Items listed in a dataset
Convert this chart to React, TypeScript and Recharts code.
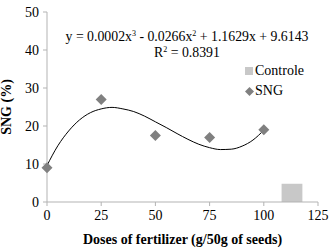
import React from "react";
import {
  ComposedChart,
  Line,
  Scatter,
  XAxis,
  YAxis,
  ReferenceArea,
} from "recharts";

// SNG germination readings per fertilizer dose
const doses = [0, 25, 50, 75, 100];
const sng = [9, 27, 17.5, 17, 19];

// control sample, drawn as one bar beyond the dose range (start/end on the dose axis)
const controlFrom = 108.2;
const controlTo = 117.8;
const controlValue = 4.8;

// fitted cubic trendline, every 5 units
const trendX = [0, 5, 10, 15, 20, 25, 30, 35, 40, 45, 50, 55, 60, 65, 70, 75, 80, 85, 90, 95, 100];
const trendY = [9.6, 14.8, 18.7, 21.6, 23.5, 24.5, 24.9, 24.5, 23.8, 22.6, 21.1, 19.6, 18.0, 16.5, 15.2, 14.3, 13.8, 13.9, 14.7, 16.3, 18.9];

const xTicks = [0, 25, 50, 75, 100, 125];
const yTicks = [0, 10, 20, 30, 40, 50];

const AXIS = "#b3b3b3";
const POINT = "#808080";
const BAR = "#c8c8c8";
const FONT = "'Liberation Serif', 'Times New Roman', serif";

const sngRows = doses.map((x, i) => ({ x, sng: sng[i] }));
const trendRows = trendX.map((x, i) => ({ x, trend: trendY[i] }));

function XTick(props: { x?: number; y?: number; payload?: { value: number } }) {
  const { x, y, payload } = props;
  if (x == null || y == null || !payload) return null;
  return (
    <text x={x} y={y + 12} textAnchor="middle" fontFamily={FONT} fontSize={14} fill="#000">
      {payload.value}
    </text>
  );
}

function YTick(props: { x?: number; y?: number; payload?: { value: number } }) {
  const { x, y, payload } = props;
  if (x == null || y == null || !payload) return null;
  return (
    <text x={x - 2} y={y + 5} textAnchor="end" fontFamily={FONT} fontSize={14} fill="#000">
      {payload.value}
    </text>
  );
}

function Diamond(props: { cx?: number; cy?: number }) {
  const { cx, cy } = props;
  if (cx == null || cy == null) return null;
  const r = 5.5;
  return (
    <polygon
      points={`${cx},${cy - r} ${cx + r},${cy} ${cx},${cy + r} ${cx - r},${cy}`}
      fill={POINT}
    />
  );
}

const sup = { fontSize: 8, verticalAlign: "5px", lineHeight: 0 } as const;

export default function App() {
  return (
    <div
      style={{
        position: "absolute",
        left: 0,
        top: 0,
        width: 331,
        height: 248,
        background: "#fff",
        fontFamily: FONT,
      }}
    >
      <ComposedChart
        width={331}
        height={248}
        data={trendRows}
        margin={{ top: 12, right: 13, bottom: 0, left: 0 }}
      >
        <XAxis
          dataKey="x"
          type="number"
          domain={[0, 125]}
          ticks={xTicks}
          interval={0}
          tick={<XTick />}
          tickLine={{ stroke: AXIS }}
          tickSize={4}
          axisLine={{ stroke: AXIS }}
          height={46}
          label={{
            value: "Doses of fertilizer (g/50g of seeds)",
            position: "insideBottom",
            offset: 4,
            fill: "#000",
            fontSize: 14,
            fontWeight: 700,
            fontFamily: FONT,
          }}
        />
        <YAxis
          type="number"
          domain={[0, 50]}
          ticks={yTicks}
          interval={0}
          tick={<YTick />}
          tickLine={{ stroke: AXIS }}
          tickSize={4}
          axisLine={{ stroke: AXIS }}
          width={47}
          label={{
            value: "SNG (%)",
            angle: -90,
            position: "insideLeft",
            offset: 6,
            fill: "#000",
            fontSize: 14,
            fontWeight: 700,
            fontFamily: FONT,
            style: { textAnchor: "middle" },
          }}
        />
        <ReferenceArea
          x1={controlFrom}
          x2={controlTo}
          y1={0}
          y2={controlValue}
          fill={BAR}
          fillOpacity={1}
          stroke="none"
        />
        <Line
          dataKey="trend"
          type="monotone"
          stroke="#000"
          strokeWidth={1}
          dot={false}
          activeDot={false}
          isAnimationActive={false}
        />
        <Scatter
          data={sngRows}
          dataKey="sng"
          fill={POINT}
          shape={<Diamond />}
          isAnimationActive={false}
        />
      </ComposedChart>

      <div
        style={{
          position: "absolute",
          left: 245,
          top: 61,
          fontSize: 14,
          color: "#000",
          lineHeight: "20px",
        }}
      >
        <div style={{ display: "flex", alignItems: "center" }}>
          <span style={{ width: 8, height: 8, background: BAR, marginRight: 2 }} />
          Controle
        </div>
        <div style={{ display: "flex", alignItems: "center" }}>
          <svg width={9} height={9} style={{ marginRight: 1 }}>
            <polygon points="4.5,0 9,4.5 4.5,9 0,4.5" fill={POINT} />
          </svg>
          SNG
        </div>
      </div>

      <div
        style={{
          position: "absolute",
          left: 47,
          width: 280,
          top: 29,
          textAlign: "center",
          fontSize: 13.8,
          lineHeight: "16px",
          color: "#000",
        }}
      >
        <div>
          y = 0.0002x<sup style={sup}>3</sup> - 0.0266x<sup style={sup}>2</sup> + 1.1629x + 9.6143
        </div>
        <div>
          R<sup style={sup}>2</sup> = 0.8391
        </div>
      </div>
    </div>
  );
}
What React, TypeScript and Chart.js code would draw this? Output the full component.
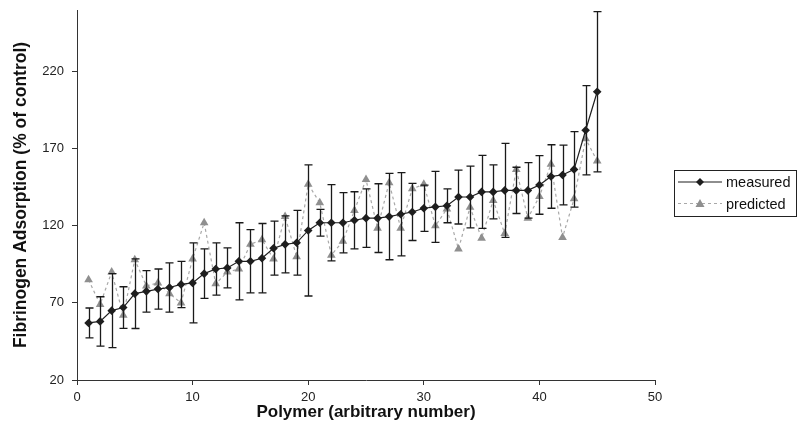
import React, { useEffect, useRef } from "react";
import { Chart, registerables } from "chart.js";

Chart.register(...registerables);

// ---- data ----
const polymerIds = [
  1, 2, 3, 4, 5, 6, 7, 8, 9, 10, 11, 12, 13, 14, 15, 16, 17, 18, 19, 20, 21, 22, 23,
  24, 25, 26, 27, 28, 29, 30, 31, 32, 33, 34, 35, 36, 37, 38, 39, 40, 41, 42, 43, 44, 45,
];
const measured = [
  57, 58, 65, 67, 76, 77.5, 79, 80, 82, 83, 89, 92, 92.7, 97, 97, 99, 105.5, 108, 109, 117,
  122, 122, 122, 123.6, 125, 125, 126, 127.5, 129, 131.4, 132.3, 133, 138.7, 138.7, 142, 142,
  143, 143, 143, 146.5, 152, 153, 156.6, 182, 207,
];
const measuredError = [
  9.7, 16, 24, 13.5, 22.6, 13.5, 13, 16, 15, 26, 16, 17, 13, 25, 20.5, 22.5, 17.5, 18.5, 21,
  42.5, 8.7, 24.7, 19.5, 18.5, 19, 22.3, 28, 27, 18.5, 15, 23, 11, 17.5, 20, 23.7, 17.5, 30.5,
  15, 18, 19, 20.6, 19.4, 24.5, 29, 52,
];
const predicted = [
  85, 69, 90, 62, 98, 81, 83, 76, 70, 98.5, 122, 82.4, 90, 92, 108, 111, 98.5, 126, 100, 147,
  135, 101, 110, 130, 150, 118.5, 148, 118.5, 144, 147, 120, 131, 105, 132, 112, 136.5, 115,
  156.5, 125, 139, 160, 112.5, 137.5, 176.5, 162,
];
const xTickValues = [0, 10, 20, 30, 40, 50];
const yTickValues = [20, 70, 120, 170, 220];
const seriesLabels = ["measured", "predicted"];
const xTitle = "Polymer (arbitrary number)";
const yTitle = "Fibrinogen Adsorption (% of control)";

const FONT = "'Liberation Sans', Arial, sans-serif";

const errorBarPlugin = {
  id: "errorBars",
  beforeDatasetDraw(chart: any, args: any) {
    if (args.index !== 0) return;
    const { ctx, scales } = chart;
    const xs = scales.x;
    const ys = scales.y;
    ctx.save();
    ctx.strokeStyle = "#1a1a1a";
    ctx.lineWidth = 1.3;
    measured.forEach((v, i) => {
      const px = Math.round(xs.getPixelForValue(polymerIds[i])) + 0.5;
      const top = ys.getPixelForValue(v + measuredError[i]);
      const bot = ys.getPixelForValue(v - measuredError[i]);
      ctx.beginPath();
      ctx.moveTo(px, top);
      ctx.lineTo(px, bot);
      ctx.moveTo(px - 4, top);
      ctx.lineTo(px + 4, top);
      ctx.moveTo(px - 4, bot);
      ctx.lineTo(px + 4, bot);
      ctx.stroke();
    });
    ctx.restore();
  },
};

const legendPlugin = {
  id: "customLegend",
  afterDraw(chart: any) {
    const { ctx } = chart;
    const bx = 674.5;
    const by = 170.5;
    const bw = 122;
    const bh = 46;
    ctx.save();
    ctx.fillStyle = "#ffffff";
    ctx.fillRect(bx, by, bw, bh);
    ctx.strokeStyle = "#222";
    ctx.lineWidth = 1;
    ctx.strokeRect(bx, by, bw, bh);
    const rows = [by + 11.5, by + 33];
    chart.data.datasets.forEach((ds: any, i: number) => {
      const y = rows[i];
      ctx.save();
      ctx.strokeStyle = ds.borderColor;
      ctx.lineWidth = ds.borderWidth;
      ctx.setLineDash(ds.borderDash || []);
      ctx.beginPath();
      ctx.moveTo(678, y);
      ctx.lineTo(722, y);
      ctx.stroke();
      ctx.restore();
      ctx.save();
      ctx.fillStyle = ds.pointBackgroundColor;
      ctx.beginPath();
      if (ds.pointStyle === "triangle") {
        ctx.moveTo(700, y - 4.5);
        ctx.lineTo(704.5, y + 3.5);
        ctx.lineTo(695.5, y + 3.5);
      } else {
        ctx.moveTo(700, y - 4);
        ctx.lineTo(704, y);
        ctx.lineTo(700, y + 4);
        ctx.lineTo(696, y);
      }
      ctx.closePath();
      ctx.fill();
      ctx.restore();
      ctx.fillStyle = "#111";
      ctx.font = `14.5px ${FONT}`;
      ctx.textBaseline = "middle";
      ctx.fillText(ds.label, 726, y + 1);
    });
    ctx.restore();
  },
};

export default function App() {
  const canvasRef = useRef<HTMLCanvasElement | null>(null);

  useEffect(() => {
    const canvas = canvasRef.current;
    if (!canvas) return;
    const chart = new Chart(canvas, {
      type: "line",
      data: {
        datasets: [
          {
            label: seriesLabels[0],
            data: polymerIds.map((x, i) => ({ x, y: measured[i] })),
            borderColor: "#1e1e1e",
            borderWidth: 1.2,
            pointStyle: "rectRot",
            pointRadius: 4.3,
            pointBackgroundColor: "#1e1e1e",
            pointBorderColor: "#1e1e1e",
            pointBorderWidth: 0,
            tension: 0,
            order: 1,
          },
          {
            label: seriesLabels[1],
            data: polymerIds.map((x, i) => ({ x, y: predicted[i] })),
            borderColor: "#a8a8a8",
            borderWidth: 1.2,
            borderDash: [3, 3],
            pointStyle: "triangle",
            pointRadius: 5,
            pointBackgroundColor: "#8f8f8f",
            pointBorderColor: "#8f8f8f",
            pointBorderWidth: 0,
            tension: 0,
            order: 2,
          },
        ],
      },
      options: {
        animation: false,
        responsive: false,
        devicePixelRatio: 1,
        layout: { padding: { top: 10, right: 149, left: 0, bottom: 0 } },
        plugins: {
          legend: { display: false },
          tooltip: { enabled: false },
        },
        scales: {
          x: {
            type: "linear",
            min: 0,
            max: 50,
            afterBuildTicks: (scale: any) => {
              scale.ticks = xTickValues.map((value) => ({ value }));
            },
            afterFit: (scale: any) => {
              scale.height = 57;
            },
            ticks: {
              color: "#222",
              font: { family: FONT, size: 13 },
              padding: 5,
              maxRotation: 0,
            },
            grid: {
              display: true,
              drawOnChartArea: false,
              drawTicks: true,
              tickLength: 5,
              color: "#333",
            },
            border: { display: true, color: "#333", width: 1 },
            title: {
              display: true,
              text: xTitle,
              color: "#111",
              font: { family: FONT, size: 17, weight: "bold" },
              padding: { top: 0, bottom: 14 },
            },
          },
          y: {
            type: "linear",
            min: 20,
            max: 260,
            afterBuildTicks: (scale: any) => {
              scale.ticks = yTickValues.map((value) => ({ value }));
            },
            afterFit: (scale: any) => {
              scale.width = 77;
              scale.paddingTop = 0;
              scale.paddingBottom = 0;
            },
            ticks: {
              color: "#222",
              font: { family: FONT, size: 13 },
              padding: 8,
            },
            grid: {
              display: true,
              drawOnChartArea: false,
              drawTicks: true,
              tickLength: 5,
              color: "#333",
            },
            border: { display: true, color: "#333", width: 1 },
            title: {
              display: true,
              text: yTitle,
              color: "#111",
              font: { family: FONT, size: 17.5, weight: "bold" },
              padding: { top: 11, bottom: 0 },
            },
          },
        },
      },
      plugins: [errorBarPlugin, legendPlugin],
    });
    return () => chart.destroy();
  }, []);

  return (
    <div
      style={{
        position: "fixed",
        left: 0,
        top: 0,
        width: 804,
        height: 437,
        background: "#ffffff",
      }}
    >
      <canvas ref={canvasRef} width={804} height={437} style={{ width: 804, height: 437 }} />
    </div>
  );
}
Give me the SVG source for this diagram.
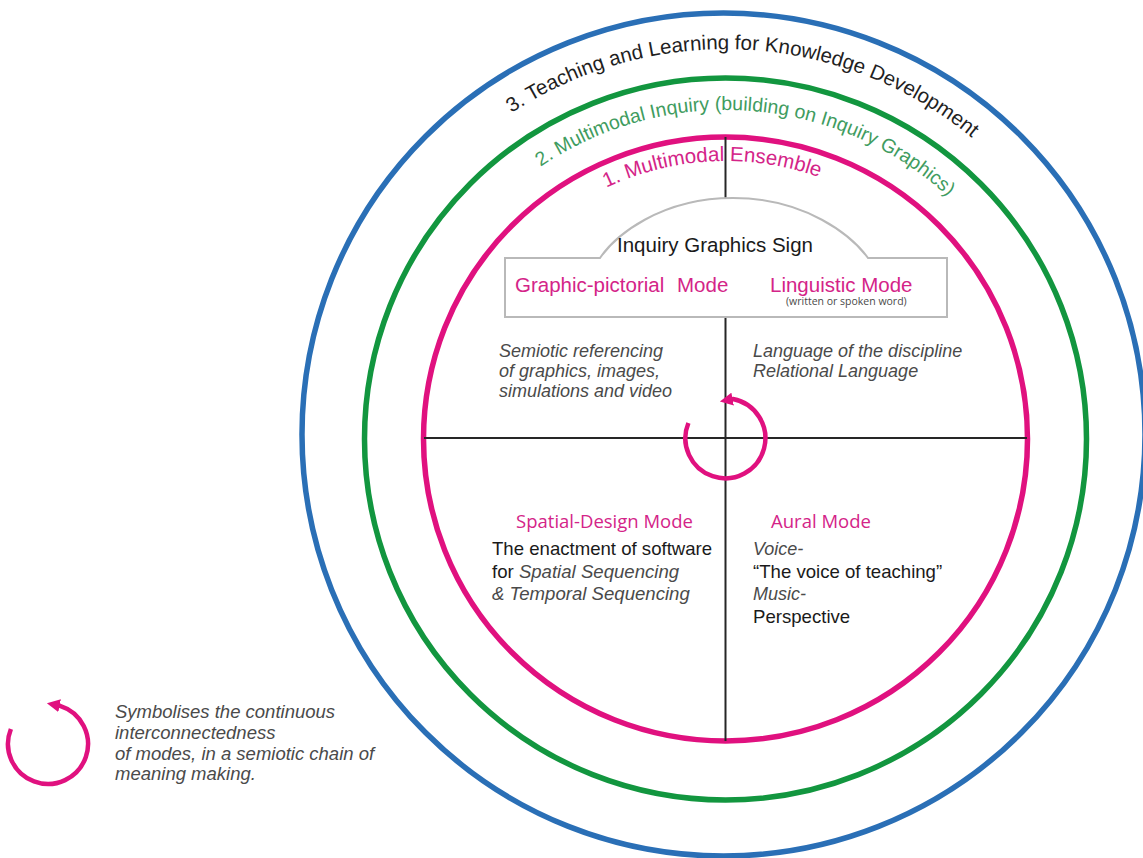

> [OBJECTIVE]
Extract from the material all lines containing the string "React".

> [REPLY TO THE TASK]
Convert this chart to React, TypeScript and Recharts code.
import React from "react";
What React, TypeScript and Chart.js code would draw this? Output the full component.
import React, { useEffect, useRef } from "react";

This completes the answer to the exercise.